──────── Dataset rows

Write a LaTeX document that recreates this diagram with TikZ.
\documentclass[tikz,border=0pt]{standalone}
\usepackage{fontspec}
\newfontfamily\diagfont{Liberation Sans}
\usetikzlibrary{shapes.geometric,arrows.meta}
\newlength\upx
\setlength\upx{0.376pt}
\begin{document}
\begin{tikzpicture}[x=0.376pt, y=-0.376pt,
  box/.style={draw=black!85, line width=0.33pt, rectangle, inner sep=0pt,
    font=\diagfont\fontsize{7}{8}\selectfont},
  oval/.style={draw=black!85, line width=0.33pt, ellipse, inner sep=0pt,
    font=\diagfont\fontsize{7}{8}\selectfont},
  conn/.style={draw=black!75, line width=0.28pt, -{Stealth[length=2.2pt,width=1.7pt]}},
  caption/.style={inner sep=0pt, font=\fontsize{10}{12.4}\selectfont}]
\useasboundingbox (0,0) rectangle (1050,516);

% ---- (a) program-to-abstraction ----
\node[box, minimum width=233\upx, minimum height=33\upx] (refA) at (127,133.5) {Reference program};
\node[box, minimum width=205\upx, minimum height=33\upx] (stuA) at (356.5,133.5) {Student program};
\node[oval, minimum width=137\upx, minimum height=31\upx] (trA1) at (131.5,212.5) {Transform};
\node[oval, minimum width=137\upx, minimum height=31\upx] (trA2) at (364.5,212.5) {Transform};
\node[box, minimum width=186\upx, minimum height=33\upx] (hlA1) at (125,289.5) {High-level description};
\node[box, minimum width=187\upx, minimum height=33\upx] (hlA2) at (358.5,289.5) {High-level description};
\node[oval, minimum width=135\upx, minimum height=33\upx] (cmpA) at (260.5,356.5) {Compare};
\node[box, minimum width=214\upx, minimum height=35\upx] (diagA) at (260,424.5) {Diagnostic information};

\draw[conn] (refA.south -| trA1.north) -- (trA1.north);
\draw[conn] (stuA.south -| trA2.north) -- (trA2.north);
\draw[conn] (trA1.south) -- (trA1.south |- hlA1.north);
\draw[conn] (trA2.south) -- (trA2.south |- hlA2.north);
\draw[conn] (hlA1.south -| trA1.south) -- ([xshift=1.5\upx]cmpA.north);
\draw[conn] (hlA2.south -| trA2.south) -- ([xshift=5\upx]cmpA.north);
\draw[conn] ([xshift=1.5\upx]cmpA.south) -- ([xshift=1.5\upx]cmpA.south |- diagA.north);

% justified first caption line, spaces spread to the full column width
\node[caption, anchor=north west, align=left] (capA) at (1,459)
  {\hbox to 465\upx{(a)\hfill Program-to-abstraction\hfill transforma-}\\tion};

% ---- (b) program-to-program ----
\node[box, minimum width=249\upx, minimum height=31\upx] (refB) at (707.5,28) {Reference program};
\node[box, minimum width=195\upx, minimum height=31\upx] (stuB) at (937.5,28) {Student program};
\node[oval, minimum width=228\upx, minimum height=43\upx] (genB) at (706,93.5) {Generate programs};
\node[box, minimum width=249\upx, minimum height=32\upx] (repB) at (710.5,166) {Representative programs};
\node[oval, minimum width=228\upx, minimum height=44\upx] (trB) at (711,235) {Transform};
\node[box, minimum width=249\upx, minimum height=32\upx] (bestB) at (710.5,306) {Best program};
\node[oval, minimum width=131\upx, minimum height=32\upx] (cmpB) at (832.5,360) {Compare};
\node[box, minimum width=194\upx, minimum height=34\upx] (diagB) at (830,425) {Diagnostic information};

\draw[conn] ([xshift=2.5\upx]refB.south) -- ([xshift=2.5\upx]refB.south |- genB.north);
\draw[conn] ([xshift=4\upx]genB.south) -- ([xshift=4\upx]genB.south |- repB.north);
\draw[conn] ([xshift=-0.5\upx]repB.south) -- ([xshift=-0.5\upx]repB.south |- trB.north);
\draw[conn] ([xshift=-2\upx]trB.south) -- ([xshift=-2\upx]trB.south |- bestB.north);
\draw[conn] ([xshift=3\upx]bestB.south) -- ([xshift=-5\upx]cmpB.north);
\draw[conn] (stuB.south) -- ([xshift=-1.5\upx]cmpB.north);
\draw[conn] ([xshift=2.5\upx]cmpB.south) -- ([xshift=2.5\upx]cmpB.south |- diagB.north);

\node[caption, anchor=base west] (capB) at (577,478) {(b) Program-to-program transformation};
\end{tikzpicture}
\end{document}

────────────────
──────── Dataset rows

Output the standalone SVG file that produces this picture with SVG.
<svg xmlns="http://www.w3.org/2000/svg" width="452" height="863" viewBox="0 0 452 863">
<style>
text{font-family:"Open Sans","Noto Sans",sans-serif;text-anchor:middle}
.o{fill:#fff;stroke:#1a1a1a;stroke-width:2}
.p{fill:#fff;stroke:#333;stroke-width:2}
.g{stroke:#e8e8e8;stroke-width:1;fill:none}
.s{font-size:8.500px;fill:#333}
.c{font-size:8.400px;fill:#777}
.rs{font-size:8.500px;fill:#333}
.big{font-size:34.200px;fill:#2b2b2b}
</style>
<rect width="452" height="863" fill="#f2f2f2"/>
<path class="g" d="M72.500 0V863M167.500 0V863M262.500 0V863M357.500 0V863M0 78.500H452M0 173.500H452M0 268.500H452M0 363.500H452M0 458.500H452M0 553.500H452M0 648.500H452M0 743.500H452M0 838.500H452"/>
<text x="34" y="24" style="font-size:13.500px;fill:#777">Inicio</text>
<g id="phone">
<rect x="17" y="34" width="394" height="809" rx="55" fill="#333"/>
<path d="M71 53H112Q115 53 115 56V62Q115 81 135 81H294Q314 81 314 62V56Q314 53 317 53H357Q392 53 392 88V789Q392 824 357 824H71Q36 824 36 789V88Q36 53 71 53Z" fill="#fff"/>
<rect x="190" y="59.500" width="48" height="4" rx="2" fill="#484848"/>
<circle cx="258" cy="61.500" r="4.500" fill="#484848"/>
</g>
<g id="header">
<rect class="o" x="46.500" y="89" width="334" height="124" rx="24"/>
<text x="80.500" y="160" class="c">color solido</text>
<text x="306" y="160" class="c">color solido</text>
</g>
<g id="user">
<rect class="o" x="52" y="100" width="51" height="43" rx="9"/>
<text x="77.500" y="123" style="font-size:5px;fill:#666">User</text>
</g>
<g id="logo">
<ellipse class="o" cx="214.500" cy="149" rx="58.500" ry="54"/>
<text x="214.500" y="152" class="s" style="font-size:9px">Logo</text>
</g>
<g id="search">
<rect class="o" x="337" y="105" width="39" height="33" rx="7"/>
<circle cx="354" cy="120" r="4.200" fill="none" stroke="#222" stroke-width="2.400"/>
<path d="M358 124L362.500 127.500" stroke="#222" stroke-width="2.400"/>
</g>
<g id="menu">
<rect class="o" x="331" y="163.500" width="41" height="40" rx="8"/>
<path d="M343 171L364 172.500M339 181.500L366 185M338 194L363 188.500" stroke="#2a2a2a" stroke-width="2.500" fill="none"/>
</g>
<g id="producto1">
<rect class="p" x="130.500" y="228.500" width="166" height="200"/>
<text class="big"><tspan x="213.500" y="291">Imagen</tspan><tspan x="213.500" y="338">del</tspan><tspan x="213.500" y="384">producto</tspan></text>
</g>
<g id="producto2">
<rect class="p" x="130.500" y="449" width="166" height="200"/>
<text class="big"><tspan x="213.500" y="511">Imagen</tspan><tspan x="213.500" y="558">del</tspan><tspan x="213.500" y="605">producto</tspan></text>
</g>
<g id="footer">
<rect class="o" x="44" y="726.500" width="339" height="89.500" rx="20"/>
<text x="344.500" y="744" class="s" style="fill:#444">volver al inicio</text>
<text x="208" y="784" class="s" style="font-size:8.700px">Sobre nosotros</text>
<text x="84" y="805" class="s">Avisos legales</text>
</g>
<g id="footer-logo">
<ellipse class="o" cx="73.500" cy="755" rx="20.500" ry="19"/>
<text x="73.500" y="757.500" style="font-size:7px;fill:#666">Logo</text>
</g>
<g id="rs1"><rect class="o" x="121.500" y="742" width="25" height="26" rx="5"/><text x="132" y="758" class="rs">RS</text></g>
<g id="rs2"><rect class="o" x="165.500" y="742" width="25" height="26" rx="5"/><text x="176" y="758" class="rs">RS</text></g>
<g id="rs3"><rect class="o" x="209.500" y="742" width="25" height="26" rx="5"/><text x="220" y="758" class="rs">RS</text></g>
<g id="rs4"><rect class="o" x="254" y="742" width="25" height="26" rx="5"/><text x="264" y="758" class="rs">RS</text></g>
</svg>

────────────────
──────── Dataset rows

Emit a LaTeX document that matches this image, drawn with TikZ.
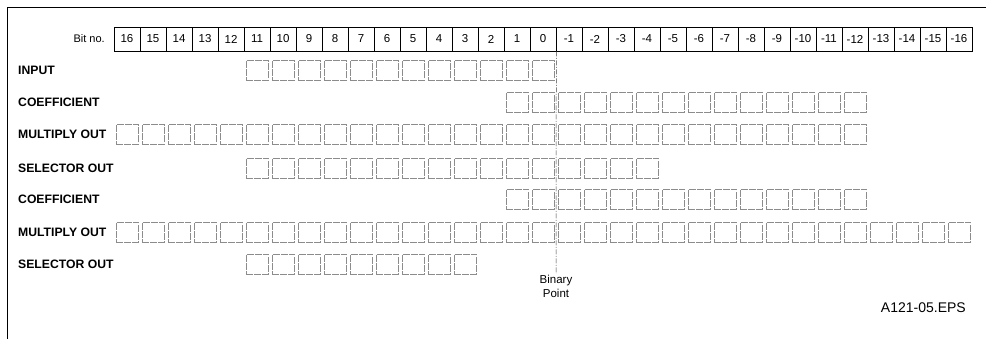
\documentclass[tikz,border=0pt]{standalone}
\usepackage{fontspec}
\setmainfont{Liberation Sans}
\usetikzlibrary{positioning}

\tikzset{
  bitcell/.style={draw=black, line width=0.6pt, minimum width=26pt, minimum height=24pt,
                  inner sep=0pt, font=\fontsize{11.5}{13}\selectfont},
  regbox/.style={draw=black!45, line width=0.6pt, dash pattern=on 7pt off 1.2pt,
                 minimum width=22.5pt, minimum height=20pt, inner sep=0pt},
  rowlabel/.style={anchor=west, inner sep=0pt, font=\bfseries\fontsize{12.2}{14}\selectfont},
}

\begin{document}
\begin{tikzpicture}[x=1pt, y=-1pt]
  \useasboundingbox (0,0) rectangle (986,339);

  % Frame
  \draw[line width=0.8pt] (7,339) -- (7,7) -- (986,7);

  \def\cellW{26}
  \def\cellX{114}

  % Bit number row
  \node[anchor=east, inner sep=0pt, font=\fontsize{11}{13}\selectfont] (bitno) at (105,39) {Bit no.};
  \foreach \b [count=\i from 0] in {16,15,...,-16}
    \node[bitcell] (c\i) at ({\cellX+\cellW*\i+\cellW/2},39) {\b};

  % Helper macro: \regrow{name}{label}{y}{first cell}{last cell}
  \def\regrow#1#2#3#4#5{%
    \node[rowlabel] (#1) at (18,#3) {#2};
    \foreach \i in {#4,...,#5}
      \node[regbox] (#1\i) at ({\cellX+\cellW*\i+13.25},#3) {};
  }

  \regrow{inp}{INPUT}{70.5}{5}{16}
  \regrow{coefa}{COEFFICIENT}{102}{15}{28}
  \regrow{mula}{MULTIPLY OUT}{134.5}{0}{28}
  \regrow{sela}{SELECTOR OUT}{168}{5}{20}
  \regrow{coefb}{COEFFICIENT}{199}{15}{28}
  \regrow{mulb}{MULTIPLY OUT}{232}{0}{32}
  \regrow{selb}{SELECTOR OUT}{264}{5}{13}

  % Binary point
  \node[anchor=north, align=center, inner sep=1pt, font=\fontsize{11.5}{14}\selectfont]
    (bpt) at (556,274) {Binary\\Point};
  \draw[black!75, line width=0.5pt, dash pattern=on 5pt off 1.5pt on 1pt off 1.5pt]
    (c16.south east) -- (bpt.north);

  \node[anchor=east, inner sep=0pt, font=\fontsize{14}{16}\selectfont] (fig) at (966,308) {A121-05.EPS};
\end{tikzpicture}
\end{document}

────────────────

Task instructions:
All lines in the listing above from the line containing "Write a LaTeX" to the line containing "(0,0) rectangle (1050,516);", inclusive, should be retyped exactly; no other lines should appear.

Right answer:
Write a LaTeX document that recreates this diagram with TikZ.
\documentclass[tikz,border=0pt]{standalone}
\usepackage{fontspec}
\newfontfamily\diagfont{Liberation Sans}
\usetikzlibrary{shapes.geometric,arrows.meta}
\newlength\upx
\setlength\upx{0.376pt}
\begin{document}
\begin{tikzpicture}[x=0.376pt, y=-0.376pt,
  box/.style={draw=black!85, line width=0.33pt, rectangle, inner sep=0pt,
    font=\diagfont\fontsize{7}{8}\selectfont},
  oval/.style={draw=black!85, line width=0.33pt, ellipse, inner sep=0pt,
    font=\diagfont\fontsize{7}{8}\selectfont},
  conn/.style={draw=black!75, line width=0.28pt, -{Stealth[length=2.2pt,width=1.7pt]}},
  caption/.style={inner sep=0pt, font=\fontsize{10}{12.4}\selectfont}]
\useasboundingbox (0,0) rectangle (1050,516);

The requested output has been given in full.